→ **What you have to do**: Without the pictures, can you quote each line below exactly?

→ **Provided material**:
▶

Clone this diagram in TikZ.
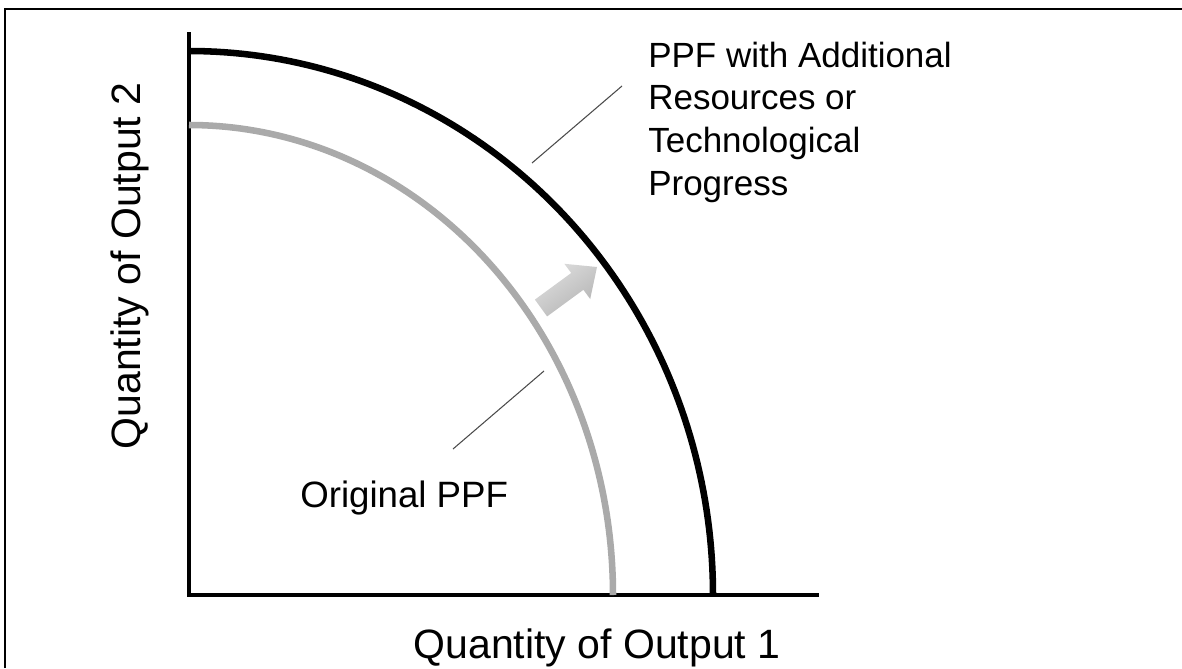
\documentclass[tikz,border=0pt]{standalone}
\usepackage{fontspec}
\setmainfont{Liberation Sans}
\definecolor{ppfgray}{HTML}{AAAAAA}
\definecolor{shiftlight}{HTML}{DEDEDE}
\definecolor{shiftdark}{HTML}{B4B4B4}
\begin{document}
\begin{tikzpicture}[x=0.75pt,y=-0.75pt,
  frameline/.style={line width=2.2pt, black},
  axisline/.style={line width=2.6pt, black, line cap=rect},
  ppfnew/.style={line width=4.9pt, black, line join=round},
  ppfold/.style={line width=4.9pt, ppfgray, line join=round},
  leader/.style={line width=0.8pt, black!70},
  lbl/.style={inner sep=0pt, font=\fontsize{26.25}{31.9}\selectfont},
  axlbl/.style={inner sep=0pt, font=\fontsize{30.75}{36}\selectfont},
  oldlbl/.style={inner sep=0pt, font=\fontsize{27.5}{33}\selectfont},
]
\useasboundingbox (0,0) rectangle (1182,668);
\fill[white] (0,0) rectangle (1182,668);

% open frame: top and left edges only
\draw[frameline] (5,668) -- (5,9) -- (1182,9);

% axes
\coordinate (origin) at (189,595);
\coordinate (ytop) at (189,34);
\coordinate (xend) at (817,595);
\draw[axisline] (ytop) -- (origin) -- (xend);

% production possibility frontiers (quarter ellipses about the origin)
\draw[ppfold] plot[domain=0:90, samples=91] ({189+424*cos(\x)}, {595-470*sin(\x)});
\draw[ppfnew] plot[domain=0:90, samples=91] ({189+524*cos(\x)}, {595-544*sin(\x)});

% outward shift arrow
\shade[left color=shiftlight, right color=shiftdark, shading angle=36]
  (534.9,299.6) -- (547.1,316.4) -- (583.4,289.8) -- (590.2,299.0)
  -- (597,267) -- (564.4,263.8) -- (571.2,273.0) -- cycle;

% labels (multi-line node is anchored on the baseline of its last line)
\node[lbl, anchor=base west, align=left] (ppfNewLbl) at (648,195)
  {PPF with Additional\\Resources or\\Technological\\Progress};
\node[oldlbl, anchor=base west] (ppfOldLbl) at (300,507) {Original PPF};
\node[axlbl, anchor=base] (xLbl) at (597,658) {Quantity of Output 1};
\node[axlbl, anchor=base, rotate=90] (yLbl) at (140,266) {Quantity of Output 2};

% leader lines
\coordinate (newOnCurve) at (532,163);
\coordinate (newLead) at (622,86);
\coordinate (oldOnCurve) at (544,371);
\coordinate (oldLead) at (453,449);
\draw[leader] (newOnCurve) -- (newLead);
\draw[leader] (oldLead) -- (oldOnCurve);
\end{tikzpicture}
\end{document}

◀

→ **Response to this exercise**:
Clone this diagram in TikZ.
\documentclass[tikz,border=0pt]{standalone}
\usepackage{fontspec}
\setmainfont{Liberation Sans}
\definecolor{ppfgray}{HTML}{AAAAAA}
\definecolor{shiftlight}{HTML}{DEDEDE}
\definecolor{shiftdark}{HTML}{B4B4B4}
\begin{document}
\begin{tikzpicture}[x=0.75pt,y=-0.75pt,
  frameline/.style={line width=2.2pt, black},
  axisline/.style={line width=2.6pt, black, line cap=rect},
  ppfnew/.style={line width=4.9pt, black, line join=round},
  ppfold/.style={line width=4.9pt, ppfgray, line join=round},
  leader/.style={line width=0.8pt, black!70},
  lbl/.style={inner sep=0pt, font=\fontsize{26.25}{31.9}\selectfont},
  axlbl/.style={inner sep=0pt, font=\fontsize{30.75}{36}\selectfont},
  oldlbl/.style={inner sep=0pt, font=\fontsize{27.5}{33}\selectfont},
]
\useasboundingbox (0,0) rectangle (1182,668);
\fill[white] (0,0) rectangle (1182,668);

% open frame: top and left edges only
\draw[frameline] (5,668) -- (5,9) -- (1182,9);

% axes
\coordinate (origin) at (189,595);
\coordinate (ytop) at (189,34);
\coordinate (xend) at (817,595);
\draw[axisline] (ytop) -- (origin) -- (xend);

% production possibility frontiers (quarter ellipses about the origin)
\draw[ppfold] plot[domain=0:90, samples=91] ({189+424*cos(\x)}, {595-470*sin(\x)});
\draw[ppfnew] plot[domain=0:90, samples=91] ({189+524*cos(\x)}, {595-544*sin(\x)});

% outward shift arrow
\shade[left color=shiftlight, right color=shiftdark, shading angle=36]
  (534.9,299.6) -- (547.1,316.4) -- (583.4,289.8) -- (590.2,299.0)
  -- (597,267) -- (564.4,263.8) -- (571.2,273.0) -- cycle;

% labels (multi-line node is anchored on the baseline of its last line)
\node[lbl, anchor=base west, align=left] (ppfNewLbl) at (648,195)
  {PPF with Additional\\Resources or\\Technological\\Progress};
\node[oldlbl, anchor=base west] (ppfOldLbl) at (300,507) {Original PPF};
\node[axlbl, anchor=base] (xLbl) at (597,658) {Quantity of Output 1};
\node[axlbl, anchor=base, rotate=90] (yLbl) at (140,266) {Quantity of Output 2};

% leader lines
\coordinate (newOnCurve) at (532,163);
\coordinate (newLead) at (622,86);
\coordinate (oldOnCurve) at (544,371);
\coordinate (oldLead) at (453,449);
\draw[leader] (newOnCurve) -- (newLead);
\draw[leader] (oldLead) -- (oldOnCurve);
\end{tikzpicture}
\end{document}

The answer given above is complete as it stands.